Alice Cooper
- Full name: Alice D. Cooper
- Born: Edinburgh, Scotland

Rugby union career
- Position: Forward

Senior career
- Years: Team / Apps / (Points)
- Richmond Women /  / (0)

= Alice Cooper (rugby union) =

Alice D. Cooper is a pioneer of women's rugby union, in England and internationally.

== Biography ==
Cooper was born in Edinburgh, Scotland. In October 1986, she met two members of the Richmond Women’s rugby team in a night out and was told that they needed tall players like her. She found an old pair of lacrosse boots and attended her first training at Richmond where she met Deborah Griffin, Sue Dorrington and Mary Forsyth.

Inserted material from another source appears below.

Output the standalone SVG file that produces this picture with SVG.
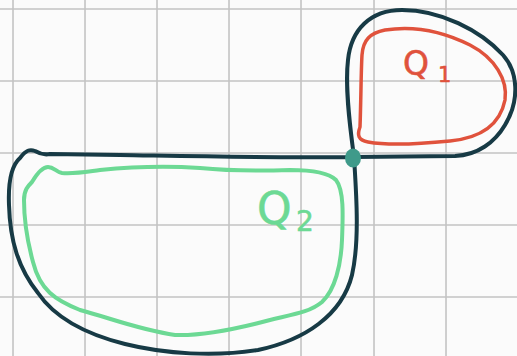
<svg xmlns="http://www.w3.org/2000/svg" width="517" height="356" viewBox="0 0 517 356">
<style>
.grid{stroke:#c4c4c4;stroke-width:1.6;fill:none}
.ink{fill:none;stroke-linecap:round;stroke-linejoin:round}
.dark{stroke:#173a45;stroke-width:4}
.red{stroke:#e0523c;stroke-width:3.5}
.green{stroke:#6cd994;stroke-width:4}
.lbl{font-family:"DejaVu Sans","Liberation Sans",sans-serif;stroke-width:0.6;stroke-linejoin:round}
.lr{fill:#e0523c;stroke:#e0523c}
.lg{fill:#6cd994;stroke:#6cd994}
</style>
<rect width="517" height="356" fill="#fbfbfb"/>
<g id="grid" class="grid">
<path d="M13 0V356M85 0V356M157 0V356M229 0V356M301 0V356M374 0V356M446 0V356"/>
<path d="M0 9H517M0 81H517M0 153H517M0 225H517M0 297H517"/>
</g>
<g id="connectors">
<path class="ink dark" d="M354,157 C349,120 345,85 348,60 C351,30 370,10 402,10 C440,10 480,30 503,55 C518,72 520,100 505,125 C495,142 478,155 455,156 L354,157"/>
<path class="ink dark" d="M354,157 C356,190 360,240 352,275 C342,315 305,340 258,350 C215,357 165,354 125,344 C85,334 55,318 38,293 C18,268 10,240 9,205 C8,180 12,165 20,158 C26,150 30,149 35,151 C40,154 45,155 50,154 L120,155 C180,156 250,158 354,157"/>
</g>
<g id="Q1">
<path class="ink red" d="M360,127 C361,100 361,72 362,55 C363,40 370,33 385,30 C410,26 440,30 470,45 C495,58 508,80 505,100 C500,125 480,138 450,141 C420,144 390,146 368,142 C358,140 357,135 360,127 Z"/>
<text class="lbl lr" x="403" y="75" font-size="33">Q</text>
<text class="lbl lr" x="438" y="82" font-size="21">1</text>
</g>
<g id="Q2">
<path class="ink green" d="M32,182 C38,172 43,167 48,167 C54,167 56,172 62,173 C75,174 85,172 100,170 C130,167 170,166 200,168 C230,171 260,171 290,170 C310,170 328,172 336,180 C344,190 343,215 342,240 C341,265 335,290 322,302 C310,312 295,314 270,320 C240,328 200,336 175,335 C140,330 110,318 80,310 C55,300 40,290 33,262 C27,240 24,215 24,200 C24,190 28,186 32,182 Z"/>
<text class="lbl lg" x="257" y="224" font-size="44">Q</text>
<text class="lbl lg" x="296" y="231" font-size="28">2</text>
</g>
<g id="junction">
<ellipse cx="353" cy="158" rx="8" ry="9.5" fill="#3f9a8a"/>
</g>
</svg>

Cooper became part of the Organising Committee for the inaugural Women’s Rugby World Cup in 1991. She was an obvious choice for Press officer because she was a regular contributor to Rugby World & Post where she had her own column about the women’s game. Cooper devoted countless hours creating media coverage for the tournament, and was often found at the National Sports Centre for Wales typing up team sheets and match reports, organising the printing of programmes, and handling media calls.

Cooper's playing career came to an end in 1993 after she suffered a broken leg while captaining the Richmond sevens team.

=== World Rugby Hall of Fame ===
Cooper, Dorrington, Griffin, and Forsyth will be inducted into the World Rugby Hall of Fame in a special ceremony during the 2021 Rugby World Cup semi-finals at Eden Park on 5 November 2022.